Its Roy's birthday and he is decorating his house with balloons.
He has 26 different types of balloons. They are represented by [a-z].

Now Roy does not want to have few particular balloons together. Actually he doesn't want to keep any of the two vowel (i.e [a,e,i,o,u] ) balloons together.
So, in one arrangement no two vowels should be together. Given the string of balloons there can be many such arrangements possible.
Help Roy in finding the number of possible arrangements.

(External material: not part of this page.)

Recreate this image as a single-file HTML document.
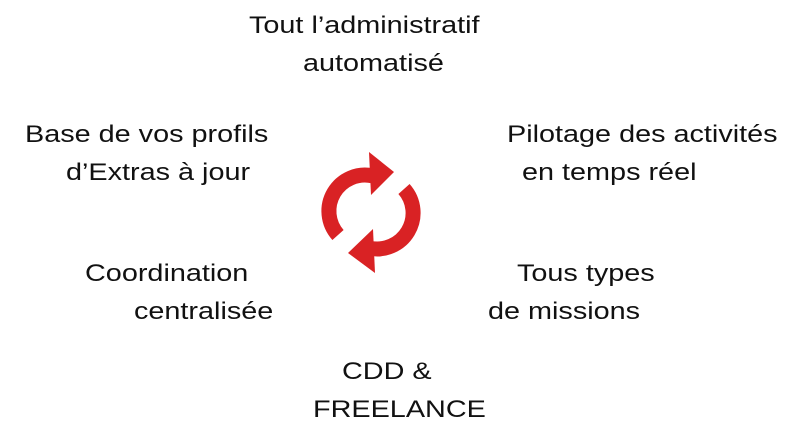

Number of such arrangements can be quite large, so print it modulo 1000000007 (10⁹ + 7)
Also, there's a chance that no such arrangement is possible. Print "-1" in such cases (without quotes)

Input:
First line contains T, number of test cases.
Each of next T lines contains a string composed of lower case letters representing all the balloons.

Output:
For each test case print the required answer.

Constraints:
1 <= T <= 100
1 <= Length of string <= 1000000 (10⁶)

Note: Sum of string lengths over all the test cases in one file does not exceed 1000000 (10⁶)

SAMPLE INPUT

 

2
abe
ae

SAMPLE OUTPUT

 

2
-1

Explanation

Test #1: Possible arrangements are [1] abe [2] eba
Test #2: There are no any arrangements possible such that any two vowels are not together. So print -1.

Time Limit: 1.0 sec(s) for each input file.

Memory Limit: 256 MB

Source Limit: 1024 KB

Marking Scheme: Marks are awarded if any testcase passes.

Solution in Python :

import math
import array
total = array.array('i',[])
i = 0
t = int(input())
while i<t :
    count = 0;
    s = input()
    for j in s :
        if j == 'a' or j == 'e' or j == 'i' or j == 'o' or j == 'u' :
           count+=1
    cons = len(s) - count
    factcons = math.factorial(cons)
    factvowl = math.factorial(count)
    factdiff = math.factorial(abs(cons-count))
    total.append(int(factcons*factvowl*(cons+1)*factcons/(factvowl*factdiff)))
    i+=1
for ele in total :
   print(ele)